● **Source material**

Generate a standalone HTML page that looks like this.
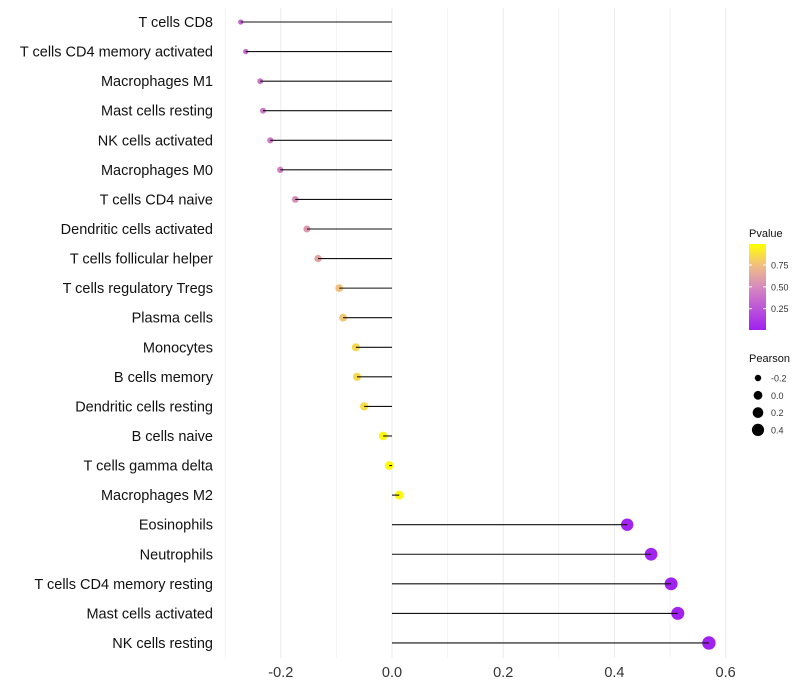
<!DOCTYPE html>
<html><head><meta charset="utf-8"><style>
body{margin:0;background:#fff;font-family:"Liberation Sans",sans-serif}
svg{display:block}
</style></head><body>
<svg id="chart" width="800" height="700"></svg>
<script>
const categories=["T cells CD8","T cells CD4 memory activated","Macrophages M1","Mast cells resting","NK cells activated","Macrophages M0","T cells CD4 naive","Dendritic cells activated","T cells follicular helper","T cells regulatory  Tregs","Plasma cells","Monocytes","B cells memory","Dendritic cells resting","B cells naive","T cells gamma delta","Macrophages M2","Eosinophils","Neutrophils","T cells CD4 memory resting","Mast cells activated","NK cells resting"];
const pearson=[-0.272,-0.263,-0.237,-0.232,-0.219,-0.201,-0.174,-0.153,-0.133,-0.095,-0.088,-0.065,-0.063,-0.050,-0.016,-0.005,0.013,0.423,0.466,0.502,0.514,0.570];
const pvalues=[0.34,0.36,0.4,0.41,0.43,0.46,0.52,0.56,0.62,0.76,0.78,0.85,0.85,0.87,0.96,0.98,0.97,0.02,0.02,0.01,0.01,0.005];
const xTicks=[-0.2,0.0,0.2,0.4,0.6];
const xTickLabels=["-0.2","0.0","0.2","0.4","0.6"];
const legendPTicks=[0.25,0.5,0.75];
const legendSizes=[-0.2,0.0,0.2,0.4];

const NS="http://www.w3.org/2000/svg";
const svg=document.getElementById('chart');
function x(v){return 392+v*556;}
function y(i){return 22+i*29.57;}
function r(v){return Math.sqrt(Math.max(2,19.3+45*v));}
function lerp(a,b,t){return a.map((c,k)=>Math.round(c+(b[k]-c)*t));}
function col(p){const s=[[160,32,240],[214,138,190],[240,190,130],[255,255,0]],st=[0,0.5,0.75,1];
 p=Math.max(0,Math.min(1,p));for(let k=0;k<3;k++){if(p<=st[k+1]){const c=lerp(s[k],s[k+1],(p-st[k])/(st[k+1]-st[k]));return `rgb(${c})`;}}return 'rgb(255,255,0)';}
function mk(t,a,p){const e=document.createElementNS(NS,t);for(const k in a)e.setAttribute(k,a[k]);(p||svg).appendChild(e);return e;}

// gridlines (vertical only)
for(let v=-0.3;v<=0.65;v+=0.1){const g=mk('line',{x1:x(v),x2:x(v),y1:8,y2:658,stroke:'#ebebeb','stroke-width':Math.abs(Math.round(v*10))%2===0?1:0.6});
}

categories.forEach((c,i)=>{
 const d=mk('circle',{cx:x(pearson[i]),cy:y(i),r:r(pearson[i]),fill:col(pvalues[i])});
 
 const l=mk('line',{x1:x(pearson[i]),x2:x(0),y1:y(i),y2:y(i),stroke:'#111','stroke-width':1.1});
 
 const t=mk('text',{x:213,y:y(i)+5,'text-anchor':'end','font-size':14.5,fill:'#111'});t.textContent=c;
 
});
xTicks.forEach((v,i)=>{const t=mk('text',{x:x(v),y:677,'text-anchor':'middle','font-size':14.5,fill:'#333'});t.textContent=xTickLabels[i];
});

// legend colorbar
const defs=mk('defs',{});const lg=mk('linearGradient',{id:'pg',x1:0,y1:1,x2:0,y2:0},defs);
[0,0.25,0.5,0.75,1].forEach(p=>mk('stop',{offset:p,'stop-color':col(p)},lg));
const lt=mk('text',{x:749,y:237,'font-size':11,fill:'#111'});lt.textContent='Pvalue';

const cb=mk('rect',{x:749,y:244,width:17,height:86,fill:'url(#pg)'});

function py(p){return 330-(p-0.006)/(0.984)*86;}
legendPTicks.forEach(p=>{mk('line',{x1:749,x2:752,y1:py(p),y2:py(p),stroke:'#fff'});mk('line',{x1:763,x2:766,y1:py(p),y2:py(p),stroke:'#fff'});
const t=mk('text',{x:771,y:py(p)+3.5,'font-size':9,fill:'#333'});t.textContent=p.toFixed(2);
});
const st=mk('text',{x:749,y:362,'font-size':11,fill:'#111'});st.textContent='Pearson';

legendSizes.forEach((v,i)=>{const cy=378+i*17.3;const c=mk('circle',{cx:758,cy:cy,r:r(v),fill:'#000'});

const t=mk('text',{x:771,y:cy+3.5,'font-size':9,fill:'#333'});t.textContent=v.toFixed(1);
});
</script>
</body></html>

● **Description of the task**
Transcribe the listing above verbatim. Omit the pictures.

● **Exercise answer**
Generate a standalone HTML page that looks like this.
<!DOCTYPE html>
<html><head><meta charset="utf-8"><style>
body{margin:0;background:#fff;font-family:"Liberation Sans",sans-serif}
svg{display:block}
</style></head><body>
<svg id="chart" width="800" height="700"></svg>
<script>
const categories=["T cells CD8","T cells CD4 memory activated","Macrophages M1","Mast cells resting","NK cells activated","Macrophages M0","T cells CD4 naive","Dendritic cells activated","T cells follicular helper","T cells regulatory  Tregs","Plasma cells","Monocytes","B cells memory","Dendritic cells resting","B cells naive","T cells gamma delta","Macrophages M2","Eosinophils","Neutrophils","T cells CD4 memory resting","Mast cells activated","NK cells resting"];
const pearson=[-0.272,-0.263,-0.237,-0.232,-0.219,-0.201,-0.174,-0.153,-0.133,-0.095,-0.088,-0.065,-0.063,-0.050,-0.016,-0.005,0.013,0.423,0.466,0.502,0.514,0.570];
const pvalues=[0.34,0.36,0.4,0.41,0.43,0.46,0.52,0.56,0.62,0.76,0.78,0.85,0.85,0.87,0.96,0.98,0.97,0.02,0.02,0.01,0.01,0.005];
const xTicks=[-0.2,0.0,0.2,0.4,0.6];
const xTickLabels=["-0.2","0.0","0.2","0.4","0.6"];
const legendPTicks=[0.25,0.5,0.75];
const legendSizes=[-0.2,0.0,0.2,0.4];

const NS="http://www.w3.org/2000/svg";
const svg=document.getElementById('chart');
function x(v){return 392+v*556;}
function y(i){return 22+i*29.57;}
function r(v){return Math.sqrt(Math.max(2,19.3+45*v));}
function lerp(a,b,t){return a.map((c,k)=>Math.round(c+(b[k]-c)*t));}
function col(p){const s=[[160,32,240],[214,138,190],[240,190,130],[255,255,0]],st=[0,0.5,0.75,1];
 p=Math.max(0,Math.min(1,p));for(let k=0;k<3;k++){if(p<=st[k+1]){const c=lerp(s[k],s[k+1],(p-st[k])/(st[k+1]-st[k]));return `rgb(${c})`;}}return 'rgb(255,255,0)';}
function mk(t,a,p){const e=document.createElementNS(NS,t);for(const k in a)e.setAttribute(k,a[k]);(p||svg).appendChild(e);return e;}

// gridlines (vertical only)
for(let v=-0.3;v<=0.65;v+=0.1){const g=mk('line',{x1:x(v),x2:x(v),y1:8,y2:658,stroke:'#ebebeb','stroke-width':Math.abs(Math.round(v*10))%2===0?1:0.6});
}

categories.forEach((c,i)=>{
 const d=mk('circle',{cx:x(pearson[i]),cy:y(i),r:r(pearson[i]),fill:col(pvalues[i])});
 
 const l=mk('line',{x1:x(pearson[i]),x2:x(0),y1:y(i),y2:y(i),stroke:'#111','stroke-width':1.1});
 
 const t=mk('text',{x:213,y:y(i)+5,'text-anchor':'end','font-size':14.5,fill:'#111'});t.textContent=c;
 
});
xTicks.forEach((v,i)=>{const t=mk('text',{x:x(v),y:677,'text-anchor':'middle','font-size':14.5,fill:'#333'});t.textContent=xTickLabels[i];
});

// legend colorbar
const defs=mk('defs',{});const lg=mk('linearGradient',{id:'pg',x1:0,y1:1,x2:0,y2:0},defs);
[0,0.25,0.5,0.75,1].forEach(p=>mk('stop',{offset:p,'stop-color':col(p)},lg));
const lt=mk('text',{x:749,y:237,'font-size':11,fill:'#111'});lt.textContent='Pvalue';

const cb=mk('rect',{x:749,y:244,width:17,height:86,fill:'url(#pg)'});

function py(p){return 330-(p-0.006)/(0.984)*86;}
legendPTicks.forEach(p=>{mk('line',{x1:749,x2:752,y1:py(p),y2:py(p),stroke:'#fff'});mk('line',{x1:763,x2:766,y1:py(p),y2:py(p),stroke:'#fff'});
const t=mk('text',{x:771,y:py(p)+3.5,'font-size':9,fill:'#333'});t.textContent=p.toFixed(2);
});
const st=mk('text',{x:749,y:362,'font-size':11,fill:'#111'});st.textContent='Pearson';

legendSizes.forEach((v,i)=>{const cy=378+i*17.3;const c=mk('circle',{cx:758,cy:cy,r:r(v),fill:'#000'});

const t=mk('text',{x:771,y:cy+3.5,'font-size':9,fill:'#333'});t.textContent=v.toFixed(1);
});
</script>
</body></html>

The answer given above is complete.